Intelligent Design

Yesterday, President Bush expressed support for the notion that "Intelligent Design" should be taught alongside "evolution" in American science classes as an alternative 'scientific' hypothesis to explain the complexity of life on Earth.

I agree that Intelligent Design should be taught as an alternative theory, but not in science classes.

Rather, I think that American students should all be taught the History of Philosophy, so that they can learn how ideas themselves have evolved in the course of human history.

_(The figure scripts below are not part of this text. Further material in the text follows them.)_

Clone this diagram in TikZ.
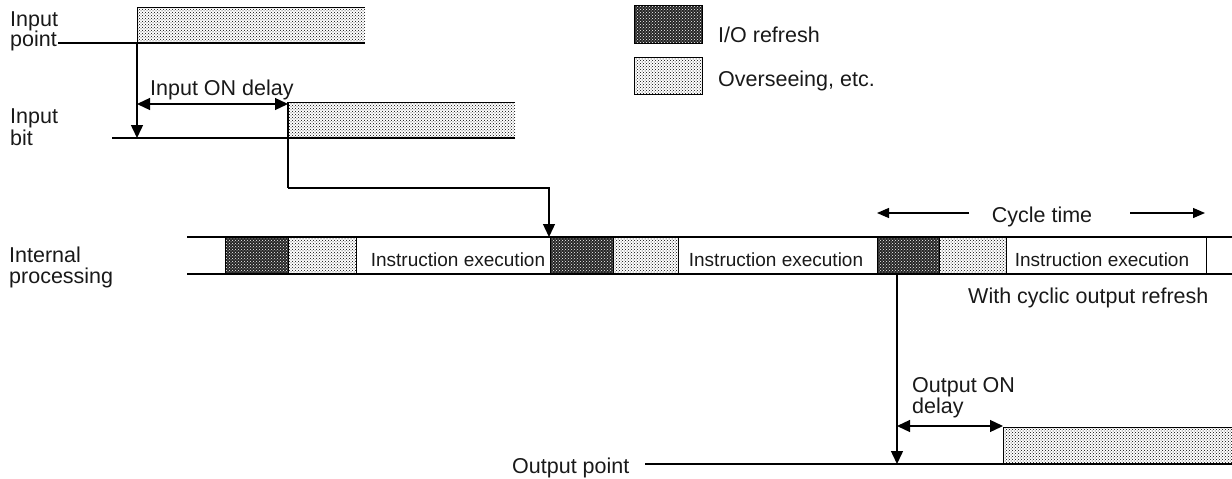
\documentclass[tikz,border=0pt]{standalone}
\usepackage{fontspec}
\setmainfont{Liberation Sans}
\usetikzlibrary{arrows.meta,patterns}
\begin{document}
\begin{tikzpicture}[x=1pt,y=-1pt,
  lbl/.style={font=\fontsize{21.5}{22}\selectfont, inner sep=0pt, text=black!90},
  ins/.style={font=\fontsize{19}{21}\selectfont, inner sep=0pt, text=black!90},
  thickln/.style={line width=2.2pt},
  edge/.style={line width=1pt},
  tip/.tip={Triangle[length=13pt,width=12pt]},
  arr/.style={line width=1.5pt, -tip},
  darr/.style={line width=1.3pt, tip-tip},
  lightfill/.style={pattern=crosshatch dots, pattern color=black},
  darkfill/.style={preaction={fill=black!85}, pattern=crosshatch dots, pattern color=white},
]
\useasboundingbox (0,0) rectangle (1232,479);

% ---------- Legend ----------
\draw[edge, darkfill] (634,5) rectangle (702,43);
\draw[edge, lightfill] (634,57) rectangle (702,94);
\node[lbl, anchor=base west] (lgio) at (718,42) {I/O refresh};
\node[lbl, anchor=base west] (lgov) at (718,86) {Overseeing, etc.};

% ---------- Input point ----------
\node[lbl, anchor=base west] (ip1) at (10,26) {Input};
\node[lbl, anchor=base west] (ip2) at (10,46) {point};
\coordinate (ipL) at (58,43);
\coordinate (ipOn) at (137,43);
\coordinate (ipTop) at (137,7);
\coordinate (ipR) at (365,43);
\coordinate (ipRT) at (365,7);
\fill[lightfill] (ipTop) rectangle (ipR);
\draw[edge] (ipOn) -- (ipTop) -- (ipRT);
\draw[thickln] (ipL) -- (ipR);

% ---------- Input bit ----------
\node[lbl, anchor=base west] (ib1) at (10,123) {Input};
\node[lbl, anchor=base west] (ib2) at (10,145) {bit};
\coordinate (ibL) at (112,138);
\coordinate (ibArr) at (137,138);
\coordinate (ibOn) at (288,138);
\coordinate (ibTop) at (288,102);
\coordinate (ibR) at (515,138);
\coordinate (ibRT) at (515,102);
\fill[lightfill] (ibTop) rectangle (ibR);
\draw[edge] (ibTop) -- (ibRT);
\draw[thickln] (ibL) -- (ibR);
\draw[arr] (ipOn) -- (ibArr);

% input ON delay
\coordinate (idA) at (137,104);
\coordinate (idB) at (288,104);
\draw[darr] (idA) -- (idB);
\node[lbl, anchor=base west] (idl) at (150,95) {Input ON delay};

% connector to internal processing
\coordinate (c1) at (288,188);
\coordinate (c2) at (549,188);
\coordinate (c3) at (549,237);
\draw[line width=1.3pt] (ibTop) -- (c1);
\draw[line width=1.3pt, -tip] (c1) -- (c2) -- (c3);

% ---------- Internal processing ----------
\node[lbl, anchor=base west] (ip3) at (9,262) {Internal};
\node[lbl, anchor=base west] (ip4) at (9,283) {processing};

\draw[edge, darkfill] (225,237) rectangle (288,274);
\draw[edge, lightfill] (288,237) rectangle (356,274);
\draw[edge, darkfill] (550,237) rectangle (613,274);
\draw[edge, lightfill] (613,237) rectangle (678,274);
\draw[edge, darkfill] (877,237) rectangle (939,274);
\draw[edge, lightfill] (939,237) rectangle (1006,274);
\draw[edge] (1206,237) -- (1206,274);

\coordinate (barTL) at (187,237);
\coordinate (barTR) at (1232,237);
\coordinate (barBL) at (187,274);
\coordinate (barBR) at (1232,274);
\draw[thickln] (barTL) -- (barTR);
\draw[thickln] (barBL) -- (barBR);

\node[ins, anchor=base] (ie1) at (458,266) {Instruction execution};
\node[ins, anchor=base] (ie2) at (776,266) {Instruction execution};
\node[ins, anchor=base] (ie3) at (1102,266) {Instruction execution};

% cycle time
\node[lbl, anchor=base] (ct) at (1042,222) {Cycle time};
\coordinate (ctL1) at (969,213);
\coordinate (ctL2) at (877,213);
\coordinate (ctR1) at (1130,213);
\coordinate (ctR2) at (1205,213);
\draw[line width=1.3pt, -{Triangle[length=12pt,width=10pt]}] (ctL1) -- (ctL2);
\draw[line width=1.3pt, -{Triangle[length=12pt,width=10pt]}] (ctR1) -- (ctR2);

\node[lbl, anchor=base west] (wc) at (968,303) {With cyclic output refresh};

% ---------- Output point ----------
\coordinate (oS) at (897,274);
\coordinate (oArr) at (897,464);
\coordinate (opL) at (645,464);
\coordinate (opOn) at (1003,464);
\coordinate (opTop) at (1003,427);
\coordinate (opR) at (1232,464);
\coordinate (opRT) at (1232,427);
\fill[lightfill] (opTop) rectangle (opR);
\draw[edge] (opOn) -- (opTop) -- (opRT);
\draw[thickln] (opL) -- (opR);
\draw[arr] (oS) -- (oArr);
\node[lbl, anchor=base west] (opl) at (512,473) {Output point};

\coordinate (odA) at (897,426);
\coordinate (odB) at (1003,426);
\draw[darr] (odA) -- (odB);
\node[lbl, font=\fontsize{21.5}{19}\selectfont, align=left, anchor=north west] (od) at (912,377) {Output ON\\delay};
\end{tikzpicture}
\end{document}
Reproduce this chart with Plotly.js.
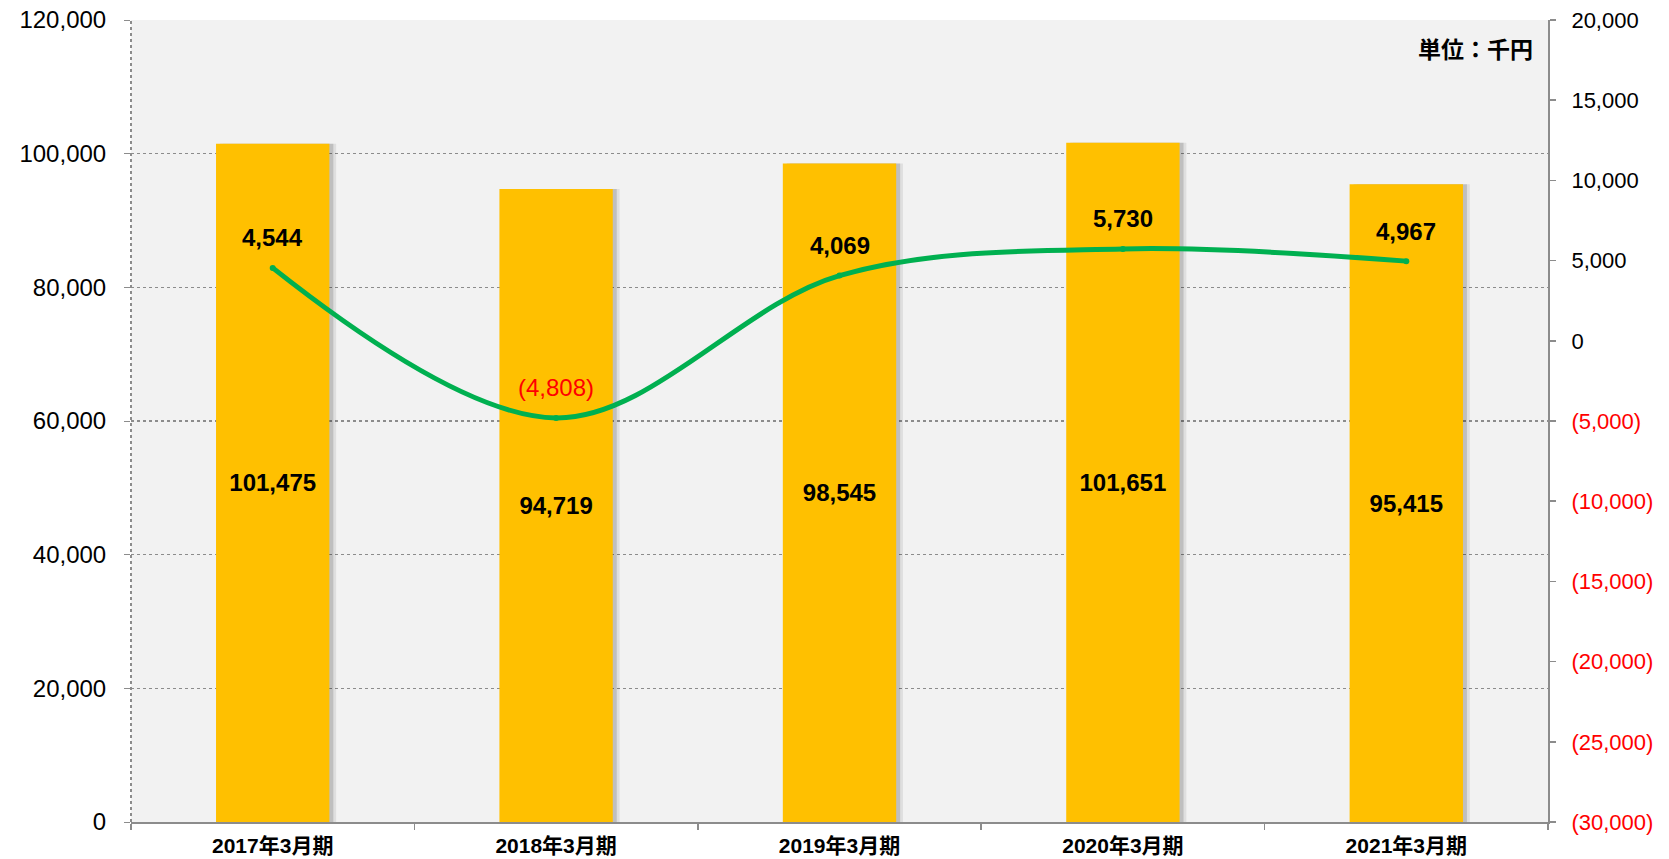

In such a class, students would learn that for many centuries, the greatest controversies in Christian Civilization, within the Church and among those few priveledged people who had the benefit of an education, were things like:

· whether or not newborns who died before being baptized went directly to hell
· whether or not purgatory existed , and if so, whether it was right for priests to grow wealthy by praying for the souls of the dead to move from purgatory to heaven more quickly
· whether or not it was heretical to claim that the Earth was round
· whether or not Popes should be allowed to marry and pass on the Papacy to their sons
· whether or not there was such a thing as witches, and if so, whether it was preferable to burn them at the stake or drown them
· whether or not European kings had a divine right to rule absolutely, or if their powers should be subject to limitations

In such a class, students would learn how for centuries at a time Christian Philosophy was used as a primary rationale for episodes in human history like the Inquisition, the Crusades, colonialism, endless persecution and disenfranchisement of Jews, the treatment of women as property, annihilation of the American Indians, and as late as the 1860's in the American South, slavery.

So yes, let's consider alternative viewpoints, but not in science class.  'Intelligent Design' does deserve attention, within a context of Christian Philosophy.  But lets make sure that American students have a clear grasp of all of the different positions that Christian Philosophy has taken in the last several thousands of years, on a whole range of matters, as well as the kinds of social policies it has been used to rationalize.